7 Renovation Mistakes Limassol Property Owners Make (and How to Avoid Them)
After completing 500+ renovation projects in Limassol, we have seen every mistake that property owners make. Most of them are expensive — not just financially, but in time, stress and the quality of the finished result. This article covers the seven most damaging mistakes and tells you exactly how to avoid them.
1. Choosing Based on the Lowest Quote
The renovation market in Limassol has a well-known dynamic: there is always someone who will quote 30–40% below the market rate. This contractor might be:
- Using unregistered workers (significant legal and quality risk)
- Planning to use inferior materials and hope you do not notice
- Underquoting to win the job and planning to add charges later
- Simply not understanding the full scope of work
The consequences of choosing the cheapest contractor typically include: a renovation that needs to be redone within 3–5 years, materials that look similar but fail faster, a project that runs significantly over budget due to additional charges, and the stress of dealing with a contractor who does not honour commitments.
The right approach: Get three quotes, discard the lowest and the highest, and evaluate the middle quote on the basis of what is actually included — not the headline number.
2. Not Getting a Fixed Price in Writing
“Approximately €35,000 — we’ll finalise as we go” is one of the most dangerous phrases in renovation. Time-and-materials contracts — where you pay labour costs as they occur plus a margin on materials — put all project management risk on you and give the contractor zero incentive to complete efficiently.
Every legitimate renovation should proceed under a fixed-price contract that specifies:
- Exact price for the agreed scope
- What is included and explicitly what is not included
- Payment milestones tied to completion stages
- What happens when the contractor requests changes (variation orders)
If a contractor refuses to provide a fixed price, that tells you everything you need to know.
3. Starting Without Checking Permit Requirements
Structural works without permits can result in stop-work orders, fines, and in extreme cases, mandatory reinstatement of removed walls.
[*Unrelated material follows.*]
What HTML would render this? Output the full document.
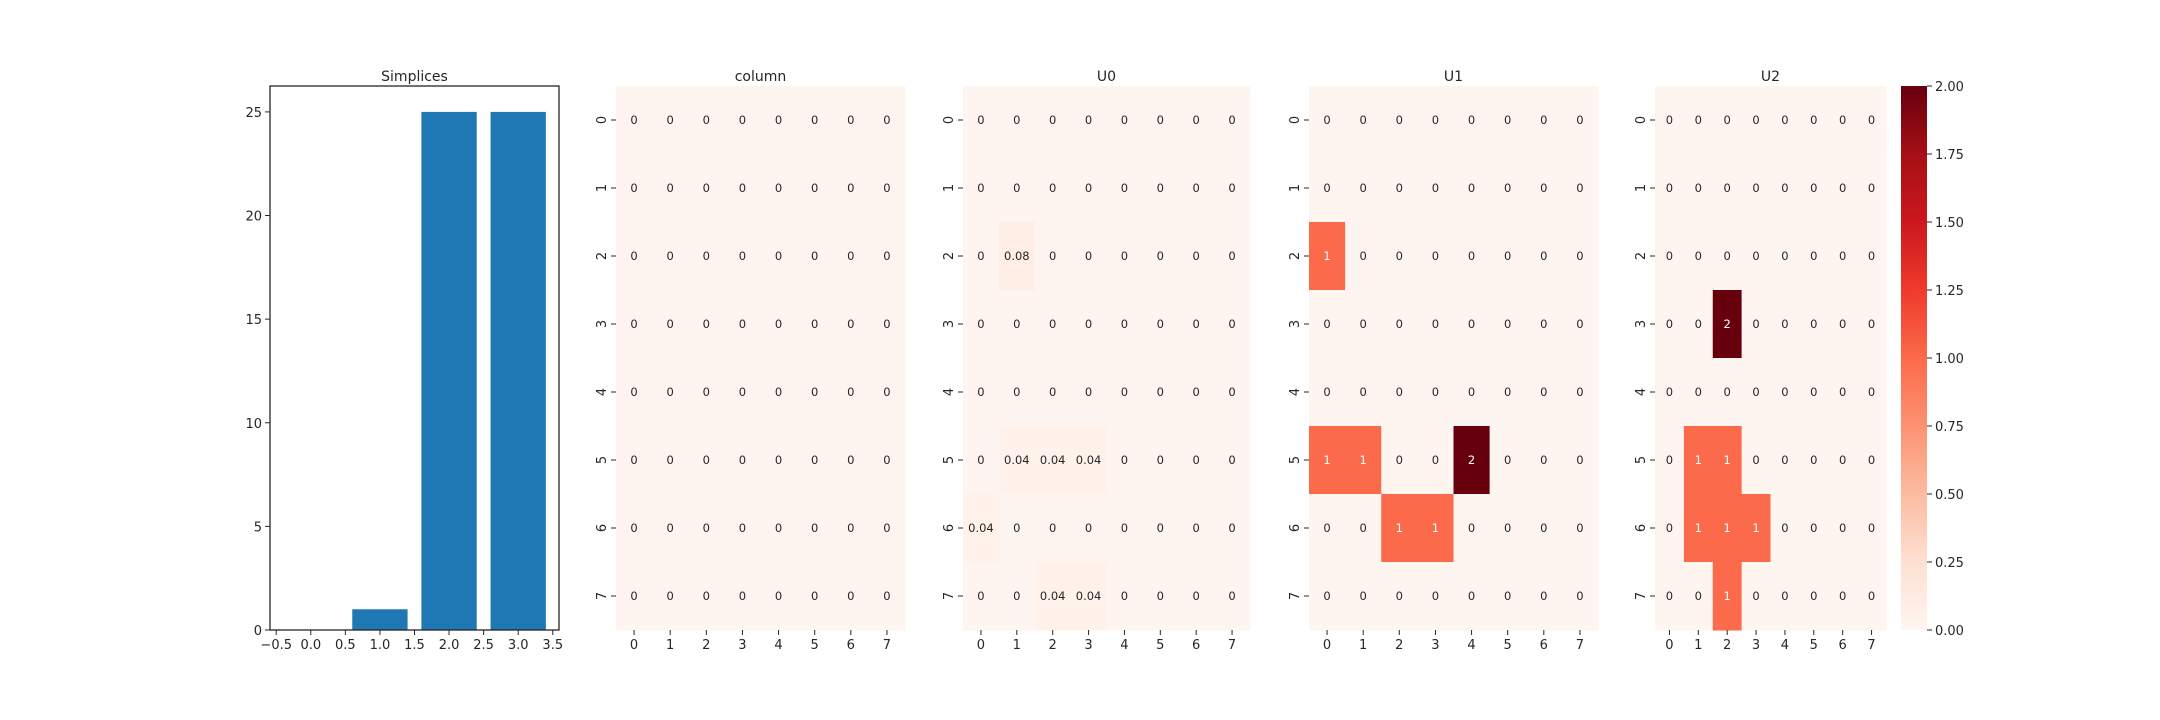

We have been asked to step in on projects where works were halted mid-demolition because the previous contractor started without obtaining required planning permission.
The rule: before any structural works begin, verify whether a permit is required. For any load-bearing wall removal, extension, significant external change or change of use — the answer is yes. Budget 4–8 weeks for permit processing and include this in your project timeline.
4. Making Material Decisions Too Late
This is the most common cause of project overrun. Custom kitchen units from European manufacturers take 5–8 weeks. Imported tiles can take 3–4 weeks. If these decisions are made after works begin, your project site sits idle waiting for materials.
The correct sequence:
- Survey and design
- All material decisions approved
- All materials ordered
- Construction starts only when materials are confirmed on order (not necessarily on site)
We confirm all material delivery windows before issuing a construction start date.
5. Not Visiting the Site Regularly
Many overseas property owners — and some local owners during busy periods — trust their contractor without maintaining any oversight. This is a mistake even with reputable contractors, because:
- Questions arise that need owner decisions
- Photographs cannot capture everything
- Your presence signals that you are engaged
Our recommendation: visit the site at minimum once per week during active works. If you are overseas, we send a Friday photo report as standard — but this is not a substitute for periodic visits.
6. Changing the Scope After Works Begin
“While you’re at it, could you also…” is one of the most expensive phrases in renovation. Changes during construction are more expensive than changes made before works begin because:
- Work may need to be undone and redone
- Additional materials have to be ordered (often with premium shipping or expediting)
- The project schedule is disrupted
- Other trades may need to reschedule
Every change during construction should be priced as a variation order and reviewed against your budget before proceeding. “Let’s just do it and settle it at the end” is a route to significant budget overruns.
7. Underestimating the Psychological Impact
A renovation is genuinely stressful — even a well-managed one. Dust, noise, disruption, daily decisions, workers in your space, and the accumulated uncertainty of watching your property in various states of disassembly: these have a real impact on wellbeing, particularly if you are living in the property during works.
Practical mitigations:
- If possible, do not live in the property during a full renovation
- Set aside a “contingency budget” of 10–15% that you do not plan to spend — having a financial cushion significantly reduces stress
- Agree clear communication channels with your project manager at the start
- Accept that some decisions will not go exactly as planned — the measure of a good contractor is how they respond, not whether anything ever goes wrong
The best renovation experiences we have delivered are projects where the client was engaged, communicated clearly, made decisions promptly, and had realistic expectations. The projects that caused the most stress were those where the brief was unclear, decisions were delayed, or the client expected a finished product in a timeline that could not deliver it.
We provide a dedicated project manager for every Helyot project. Their job is to prevent you from having to think about most of the above — but an informed client always has a better experience.